Japan's Foreign Minister Yoshimasa Hayashi says his country is determined to expand friendly relations with Iran amid efforts to boost economic and energy cooperation between the two countries.
Yoshimasa told Iranian Oil Minister Javad Owji in Tokyo on Wednesday that Japan places great importance on the relationship with Iran, a policy he said was the legacy of late former Japanese prime minister Shinzo Abe.
Owji has been in Japan to attend a state funeral held for Abe nearly three months after he was assassinated in a shooting attack in Nara, in central Japan. The Iranian minister has also held meetings with senior Japanese government officials and heads of leading energy firms in the country.

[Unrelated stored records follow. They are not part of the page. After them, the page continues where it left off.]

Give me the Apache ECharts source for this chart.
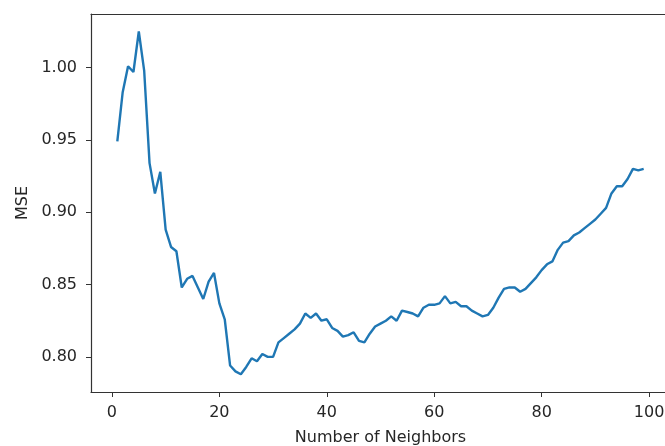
<!DOCTYPE html>
<html>
<head>
<meta charset="utf-8">
<script src="https://cdn.jsdelivr.net/npm/echarts@6/dist/echarts.min.js"></script>
<style>html,body{margin:0;padding:0;background:#fff;}#c{width:665px;height:446px;}</style>
</head>
<body>
<div id="c"></div>
<script>
var neighbors = [];
for (var k = 1; k <= 99; k++) neighbors.push(k);
var mse = [
0.949,0.983,1.001,0.997,1.025,0.998,0.934,0.913,0.928,0.888,
0.876,0.873,0.848,0.854,0.856,0.848,0.840,0.852,0.858,0.837,
0.826,0.794,0.790,0.788,0.793,0.799,0.797,0.802,0.800,0.800,
0.810,0.813,0.816,0.819,0.823,0.830,0.827,0.830,0.825,0.826,
0.820,0.818,0.814,0.815,0.817,0.811,0.810,0.816,0.821,0.823,
0.825,0.828,0.825,0.832,0.831,0.830,0.828,0.834,0.836,0.836,
0.837,0.842,0.837,0.838,0.835,0.835,0.832,0.830,0.828,0.829,
0.834,0.841,0.847,0.848,0.848,0.845,0.847,0.851,0.855,0.860,
0.864,0.866,0.874,0.879,0.880,0.884,0.886,0.889,0.892,0.895,
0.899,0.903,0.913,0.918,0.918,0.923,0.930,0.929,0.930
];
var xTicks = [0, 20, 40, 60, 80, 100];
var yTicks = [0.80, 0.85, 0.90, 0.95, 1.00];

var pts = neighbors.map(function (n, i) { return [n, mse[i]]; });
var txt = '#262626';
var chart = echarts.init(document.getElementById('c'));
chart.setOption({
  animation: false,
  grid: { left: 91, top: 14, bottom: 54, right: -5, show: false, containLabel: false, outerBoundsMode: 'none' },
  xAxis: [{
    type: 'value', min: -3.9, max: 103.9,
    name: 'Number of Neighbors', nameLocation: 'middle', nameGap: 38,
    nameTextStyle: { fontFamily: 'DejaVu Sans', fontSize: 16, color: txt },
    axisLine: { show: true, onZero: false, lineStyle: { color: '#333', width: 1.2 } },
    axisTick: { show: true, length: 5, inside: false, customValues: xTicks, lineStyle: { color: '#333' } },
    axisLabel: { customValues: xTicks, fontFamily: 'DejaVu Sans', fontSize: 16, color: txt, margin: 13, formatter: function (v) { return String(v); } },
    splitLine: { show: false }
  }, {
    type: 'value', min: -3.9, max: 103.9, position: 'top',
    axisLine: { show: true, onZero: false, lineStyle: { color: '#333', width: 1.2 } },
    axisTick: { show: false }, axisLabel: { show: false }, splitLine: { show: false }
  }],
  yAxis: {
    type: 'value', min: 0.7757, max: 1.0371,
    name: 'MSE', nameLocation: 'middle', nameGap: 60,
    nameTextStyle: { fontFamily: 'DejaVu Sans', fontSize: 16, color: txt },
    axisLine: { show: true, onZero: false, lineStyle: { color: '#333', width: 1.2 } },
    axisTick: { show: true, length: 5, inside: false, customValues: yTicks, lineStyle: { color: '#333' } },
    axisLabel: { customValues: yTicks, fontFamily: 'DejaVu Sans', fontSize: 16, color: txt, margin: 14, formatter: function (v) { return v.toFixed(2); } },
    splitLine: { show: false }
  },
  series: [{
    type: 'line', data: pts, showSymbol: false, symbol: 'none', xAxisIndex: 0,
    lineStyle: { color: '#1f77b4', width: 2.4 }
  }]
});
</script>
</body>
</html>
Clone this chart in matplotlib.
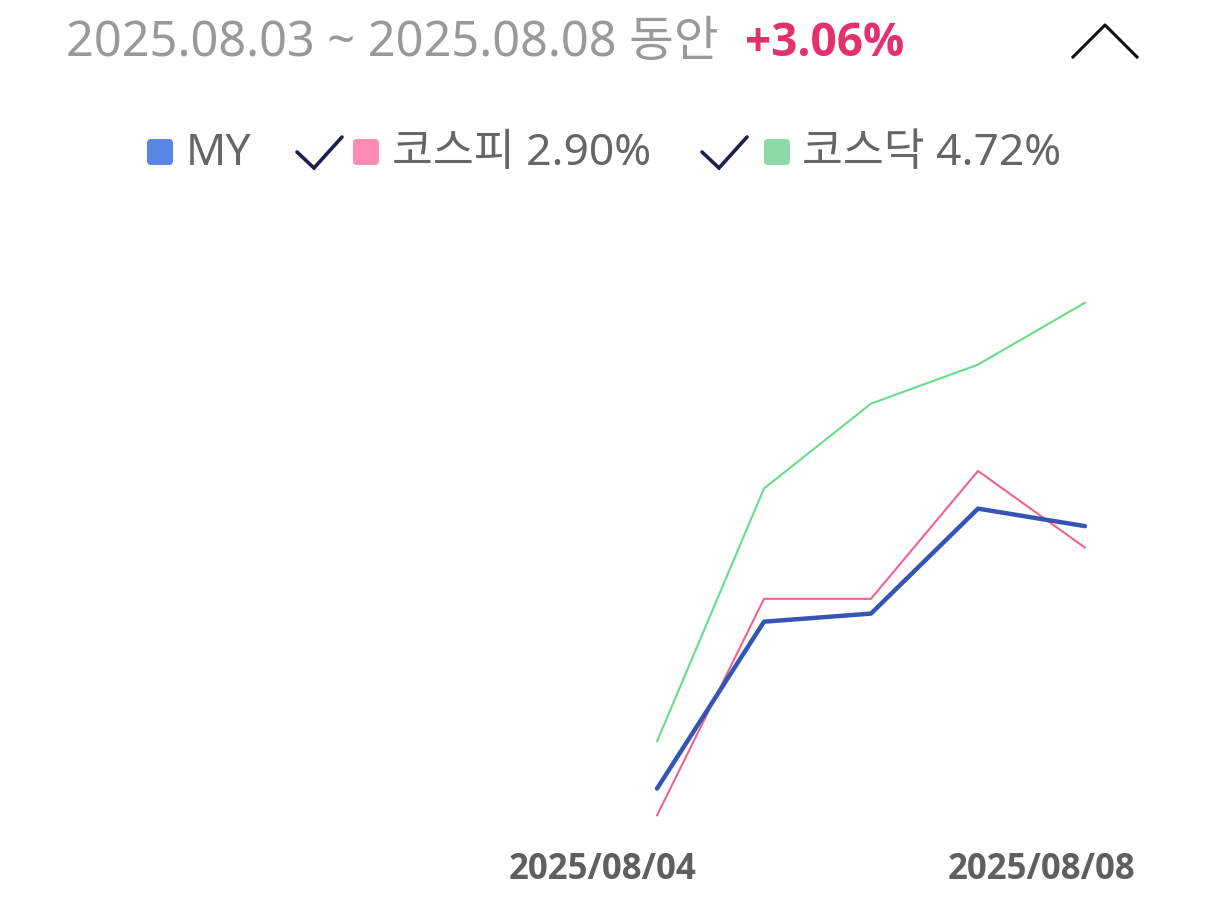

Japan’s foreign ministry said in a report about the meeting between Yoshimasa and Owji that the two officials had discussed efforts by global powers to revive a 2015 international deal on Iran’s nuclear program, which if restored, it could allow Iran to significantly increase its oil exports to countries like Japan.
Iran’s Oil Ministry’s public relations office said in a report that Owji had expressed hope in the meeting with Yoshimasa that Japanese energy companies would expand their presence in the Iranian oil and gas projects.
The minister said Iran has plans to attract some $160 billion worth of investment to its petroleum sector until 2029 as it seeks to increase its crude oil output to 5.7 million barrels per day and to raise natural gas production to 1.5 billion cubic meters per day, according to the report.
The report said that during the meeting Yoshimasa recounted his work some 40 years ago in Japan’s Mitsui Group where he had become familiar with the huge potentials of the Iranian oil and gas industry.